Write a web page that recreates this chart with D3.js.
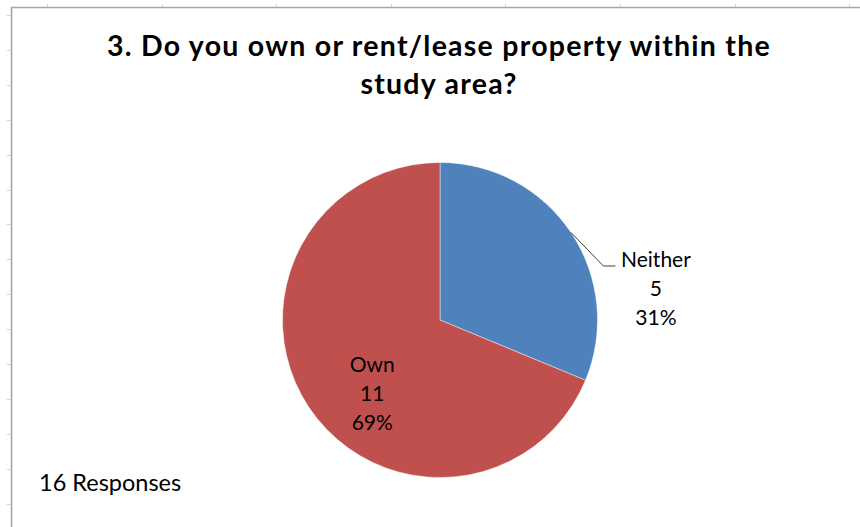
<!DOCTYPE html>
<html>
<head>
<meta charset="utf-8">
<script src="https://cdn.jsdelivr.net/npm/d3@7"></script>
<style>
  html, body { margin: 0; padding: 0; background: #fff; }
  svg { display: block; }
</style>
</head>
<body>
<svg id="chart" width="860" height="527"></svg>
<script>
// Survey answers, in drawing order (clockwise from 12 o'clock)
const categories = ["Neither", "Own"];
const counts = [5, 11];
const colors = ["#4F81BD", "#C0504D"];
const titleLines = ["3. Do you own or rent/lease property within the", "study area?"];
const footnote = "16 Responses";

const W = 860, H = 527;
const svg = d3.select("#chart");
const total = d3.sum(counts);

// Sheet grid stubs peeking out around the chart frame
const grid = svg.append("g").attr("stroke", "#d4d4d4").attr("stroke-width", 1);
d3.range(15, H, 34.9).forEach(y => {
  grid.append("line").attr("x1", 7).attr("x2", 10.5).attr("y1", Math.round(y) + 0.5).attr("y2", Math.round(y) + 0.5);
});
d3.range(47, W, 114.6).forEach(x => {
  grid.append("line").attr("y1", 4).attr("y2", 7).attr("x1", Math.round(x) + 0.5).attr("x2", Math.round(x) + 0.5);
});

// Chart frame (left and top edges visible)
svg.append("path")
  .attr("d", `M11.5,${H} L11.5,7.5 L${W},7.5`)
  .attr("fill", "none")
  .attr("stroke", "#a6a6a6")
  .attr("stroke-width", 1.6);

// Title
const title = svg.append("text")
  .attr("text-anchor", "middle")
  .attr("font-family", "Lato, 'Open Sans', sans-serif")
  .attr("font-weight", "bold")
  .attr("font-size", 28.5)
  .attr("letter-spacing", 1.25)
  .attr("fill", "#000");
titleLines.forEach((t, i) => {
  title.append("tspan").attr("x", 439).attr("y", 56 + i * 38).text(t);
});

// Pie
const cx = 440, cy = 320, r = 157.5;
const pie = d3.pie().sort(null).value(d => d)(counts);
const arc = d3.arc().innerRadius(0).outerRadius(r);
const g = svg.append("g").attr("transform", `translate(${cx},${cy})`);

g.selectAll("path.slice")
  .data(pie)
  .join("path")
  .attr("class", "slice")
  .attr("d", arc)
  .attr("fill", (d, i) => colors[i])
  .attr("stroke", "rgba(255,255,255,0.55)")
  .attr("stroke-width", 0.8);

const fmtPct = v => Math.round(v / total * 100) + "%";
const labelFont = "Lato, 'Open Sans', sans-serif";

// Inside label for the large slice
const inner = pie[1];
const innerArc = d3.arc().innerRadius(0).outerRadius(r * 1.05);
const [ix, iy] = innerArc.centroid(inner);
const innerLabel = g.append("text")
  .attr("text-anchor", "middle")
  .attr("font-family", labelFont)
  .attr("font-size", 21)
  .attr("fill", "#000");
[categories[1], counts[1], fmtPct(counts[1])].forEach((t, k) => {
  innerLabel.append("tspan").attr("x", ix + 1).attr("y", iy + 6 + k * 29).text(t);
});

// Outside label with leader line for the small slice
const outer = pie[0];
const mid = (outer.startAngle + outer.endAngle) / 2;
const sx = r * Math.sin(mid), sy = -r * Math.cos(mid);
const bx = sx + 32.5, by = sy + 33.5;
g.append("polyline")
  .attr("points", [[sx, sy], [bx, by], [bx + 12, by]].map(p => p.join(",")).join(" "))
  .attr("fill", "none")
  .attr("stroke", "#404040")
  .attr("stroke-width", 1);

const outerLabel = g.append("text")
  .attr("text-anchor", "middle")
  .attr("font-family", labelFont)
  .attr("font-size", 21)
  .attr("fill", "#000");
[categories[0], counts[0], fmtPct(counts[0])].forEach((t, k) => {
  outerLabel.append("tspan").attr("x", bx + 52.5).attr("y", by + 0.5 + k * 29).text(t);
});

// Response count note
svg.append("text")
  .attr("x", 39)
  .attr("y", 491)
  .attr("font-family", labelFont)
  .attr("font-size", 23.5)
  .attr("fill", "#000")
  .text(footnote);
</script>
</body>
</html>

# # # # #

**Task to complete**
Retype each line of the listing above word for word. Exclude the pictures.

**Result of the exercise**
Write a web page that recreates this chart with D3.js.
<!DOCTYPE html>
<html>
<head>
<meta charset="utf-8">
<script src="https://cdn.jsdelivr.net/npm/d3@7"></script>
<style>
  html, body { margin: 0; padding: 0; background: #fff; }
  svg { display: block; }
</style>
</head>
<body>
<svg id="chart" width="860" height="527"></svg>
<script>
// Survey answers, in drawing order (clockwise from 12 o'clock)
const categories = ["Neither", "Own"];
const counts = [5, 11];
const colors = ["#4F81BD", "#C0504D"];
const titleLines = ["3. Do you own or rent/lease property within the", "study area?"];
const footnote = "16 Responses";

const W = 860, H = 527;
const svg = d3.select("#chart");
const total = d3.sum(counts);

// Sheet grid stubs peeking out around the chart frame
const grid = svg.append("g").attr("stroke", "#d4d4d4").attr("stroke-width", 1);
d3.range(15, H, 34.9).forEach(y => {
  grid.append("line").attr("x1", 7).attr("x2", 10.5).attr("y1", Math.round(y) + 0.5).attr("y2", Math.round(y) + 0.5);
});
d3.range(47, W, 114.6).forEach(x => {
  grid.append("line").attr("y1", 4).attr("y2", 7).attr("x1", Math.round(x) + 0.5).attr("x2", Math.round(x) + 0.5);
});

// Chart frame (left and top edges visible)
svg.append("path")
  .attr("d", `M11.5,${H} L11.5,7.5 L${W},7.5`)
  .attr("fill", "none")
  .attr("stroke", "#a6a6a6")
  .attr("stroke-width", 1.6);

// Title
const title = svg.append("text")
  .attr("text-anchor", "middle")
  .attr("font-family", "Lato, 'Open Sans', sans-serif")
  .attr("font-weight", "bold")
  .attr("font-size", 28.5)
  .attr("letter-spacing", 1.25)
  .attr("fill", "#000");
titleLines.forEach((t, i) => {
  title.append("tspan").attr("x", 439).attr("y", 56 + i * 38).text(t);
});

// Pie
const cx = 440, cy = 320, r = 157.5;
const pie = d3.pie().sort(null).value(d => d)(counts);
const arc = d3.arc().innerRadius(0).outerRadius(r);
const g = svg.append("g").attr("transform", `translate(${cx},${cy})`);

g.selectAll("path.slice")
  .data(pie)
  .join("path")
  .attr("class", "slice")
  .attr("d", arc)
  .attr("fill", (d, i) => colors[i])
  .attr("stroke", "rgba(255,255,255,0.55)")
  .attr("stroke-width", 0.8);

const fmtPct = v => Math.round(v / total * 100) + "%";
const labelFont = "Lato, 'Open Sans', sans-serif";

// Inside label for the large slice
const inner = pie[1];
const innerArc = d3.arc().innerRadius(0).outerRadius(r * 1.05);
const [ix, iy] = innerArc.centroid(inner);
const innerLabel = g.append("text")
  .attr("text-anchor", "middle")
  .attr("font-family", labelFont)
  .attr("font-size", 21)
  .attr("fill", "#000");
[categories[1], counts[1], fmtPct(counts[1])].forEach((t, k) => {
  innerLabel.append("tspan").attr("x", ix + 1).attr("y", iy + 6 + k * 29).text(t);
});

// Outside label with leader line for the small slice
const outer = pie[0];
const mid = (outer.startAngle + outer.endAngle) / 2;
const sx = r * Math.sin(mid), sy = -r * Math.cos(mid);
const bx = sx + 32.5, by = sy + 33.5;
g.append("polyline")
  .attr("points", [[sx, sy], [bx, by], [bx + 12, by]].map(p => p.join(",")).join(" "))
  .attr("fill", "none")
  .attr("stroke", "#404040")
  .attr("stroke-width", 1);

const outerLabel = g.append("text")
  .attr("text-anchor", "middle")
  .attr("font-family", labelFont)
  .attr("font-size", 21)
  .attr("fill", "#000");
[categories[0], counts[0], fmtPct(counts[0])].forEach((t, k) => {
  outerLabel.append("tspan").attr("x", bx + 52.5).attr("y", by + 0.5 + k * 29).text(t);
});

// Response count note
svg.append("text")
  .attr("x", 39)
  .attr("y", 491)
  .attr("font-family", labelFont)
  .attr("font-size", 23.5)
  .attr("fill", "#000")
  .text(footnote);
</script>
</body>
</html>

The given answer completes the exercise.